● Your instructions
Every line from the top of the records through the line containing "plt.rcParams['font.family'] = 'serif'" should be retyped exactly; the pictures should not.

───

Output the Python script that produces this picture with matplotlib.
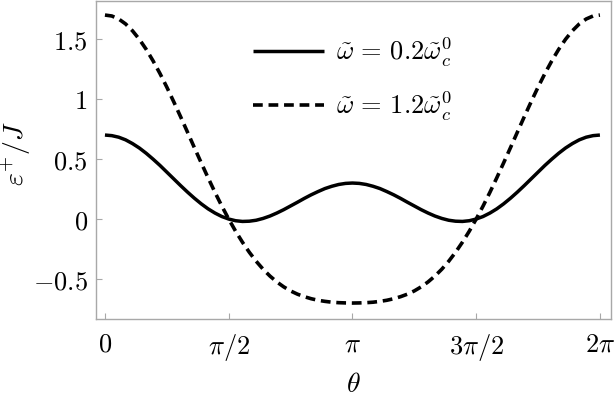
import numpy as np
import matplotlib
matplotlib.use("Agg")
import matplotlib.pyplot as plt

plt.rcParams['mathtext.fontset'] = 'cm'
plt.rcParams['font.family'] = 'serif'

theta_deg = list(range(0, 361, 5))
eps_low = [0.700, 0.695, 0.682, 0.660, 0.629, 0.592, 0.548, 0.499, 0.447, 0.391,
           0.335, 0.279, 0.225, 0.174, 0.127, 0.085, 0.050, 0.021, 0.000, -0.014,
           -0.020, -0.018, -0.010, 0.005, 0.025, 0.050, 0.078, 0.109, 0.140, 0.172,
           0.202, 0.229, 0.254, 0.273, 0.288, 0.297, 0.300,
           0.297, 0.288, 0.273, 0.254, 0.229, 0.202, 0.172, 0.140, 0.109, 0.078,
           0.050, 0.025, 0.005, -0.010, -0.018, -0.020, -0.014, 0.000, 0.021, 0.050,
           0.085, 0.127, 0.174, 0.225, 0.279, 0.335, 0.391, 0.447, 0.499, 0.548,
           0.592, 0.629, 0.660, 0.682, 0.695, 0.700]
eps_high = [1.700, 1.692, 1.667, 1.626, 1.569, 1.498, 1.414, 1.318, 1.213, 1.099,
            0.978, 0.853, 0.725, 0.596, 0.469, 0.344, 0.223, 0.108, 0.000, -0.101,
            -0.193, -0.277, -0.352, -0.418, -0.475, -0.524, -0.565, -0.599, -0.626, -0.647,
            -0.664, -0.677, -0.686, -0.693, -0.697, -0.699, -0.700,
            -0.699, -0.697, -0.693, -0.686, -0.677, -0.664, -0.647, -0.626, -0.599, -0.565,
            -0.524, -0.475, -0.418, -0.352, -0.277, -0.193, -0.101, 0.000, 0.108, 0.223,
            0.344, 0.469, 0.596, 0.725, 0.853, 0.978, 1.099, 1.213, 1.318, 1.414,
            1.498, 1.569, 1.626, 1.667, 1.692, 1.700]

xtick_vals = [0, np.pi / 2, np.pi, 3 * np.pi / 2, 2 * np.pi]
xtick_labels = [r'$0$', r'$\pi/2$', r'$\pi$', r'$3\pi/2$', r'$2\pi$']
ytick_vals = [-0.5, 0, 0.5, 1, 1.5]
ytick_labels = [r'$-0.5$', r'$0$', r'$0.5$', r'$1$', r'$1.5$']

theta = np.deg2rad(theta_deg)

fig = plt.figure(figsize=(6.16, 3.99), dpi=100)
ax = fig.add_axes([0.1558, 0.2005, 0.836, 0.797])

ax.plot(theta, eps_low, color='black', lw=2.5, solid_capstyle='butt',
        label=r'$\tilde{\omega}\,=\,0.2\tilde{\omega}_c^0$')
ax.plot(theta, eps_high, color='black', lw=2.6, dashes=(2.7, 1.6),
        label=r'$\tilde{\omega}\,=\,1.2\tilde{\omega}_c^0$')

ax.set_xlim(-0.114, 2 * np.pi + 0.14)
ax.set_ylim(-0.833, 1.817)
ax.set_xticks(xtick_vals)
ax.set_xticklabels(xtick_labels)
ax.set_yticks(ytick_vals)
ax.set_yticklabels(ytick_labels)

for s in ax.spines.values():
    s.set_color('#a8a8a8')
    s.set_linewidth(1.0)
ax.tick_params(direction='in', length=4, width=0.8, color='#a8a8a8',
               labelsize=19, top=False, right=False)
ax.tick_params(axis='x', pad=9)
ax.tick_params(axis='y', pad=6)

ax.set_xlabel(r'$\theta$', fontsize=20, va='center')
ax.xaxis.set_label_coords(0.5, -0.205)
ax.set_ylabel(r'$\varepsilon^{+}/J$', fontsize=20, va='center')
ax.yaxis.set_label_coords(-0.155, 0.52)

ax.legend(loc='upper left', bbox_to_anchor=(0.305, 0.89), frameon=False,
          fontsize=19, handlelength=2.7, labelspacing=0.75, handletextpad=0.45,
          borderpad=0, borderaxespad=0)

fig.savefig('out.png', dpi=100)
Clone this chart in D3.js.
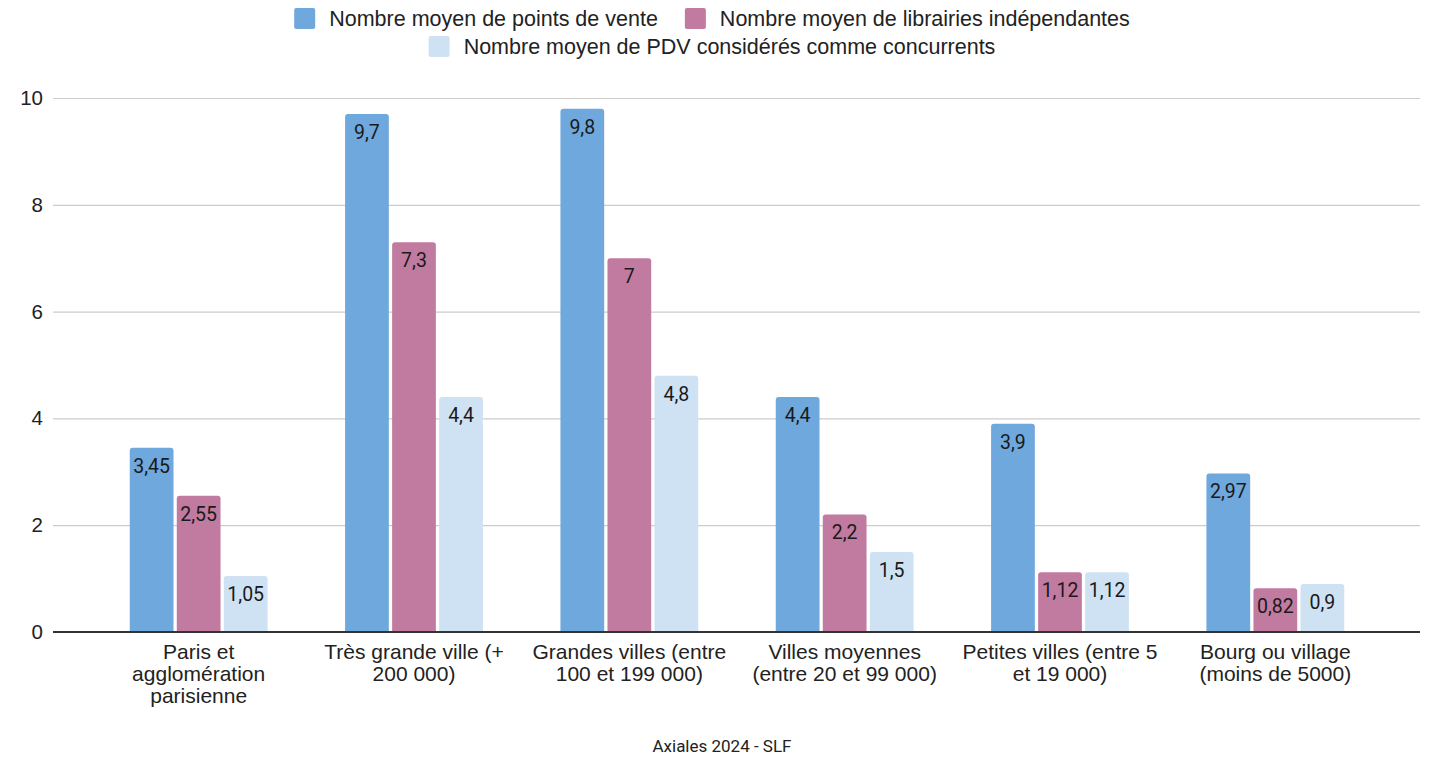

───

● Solution to this problem
Output the Python script that produces this picture with matplotlib.
import numpy as np
import matplotlib
matplotlib.use("Agg")
import matplotlib.pyplot as plt

plt.rcParams['mathtext.fontset'] = 'cm'
plt.rcParams['font.family'] = 'serif'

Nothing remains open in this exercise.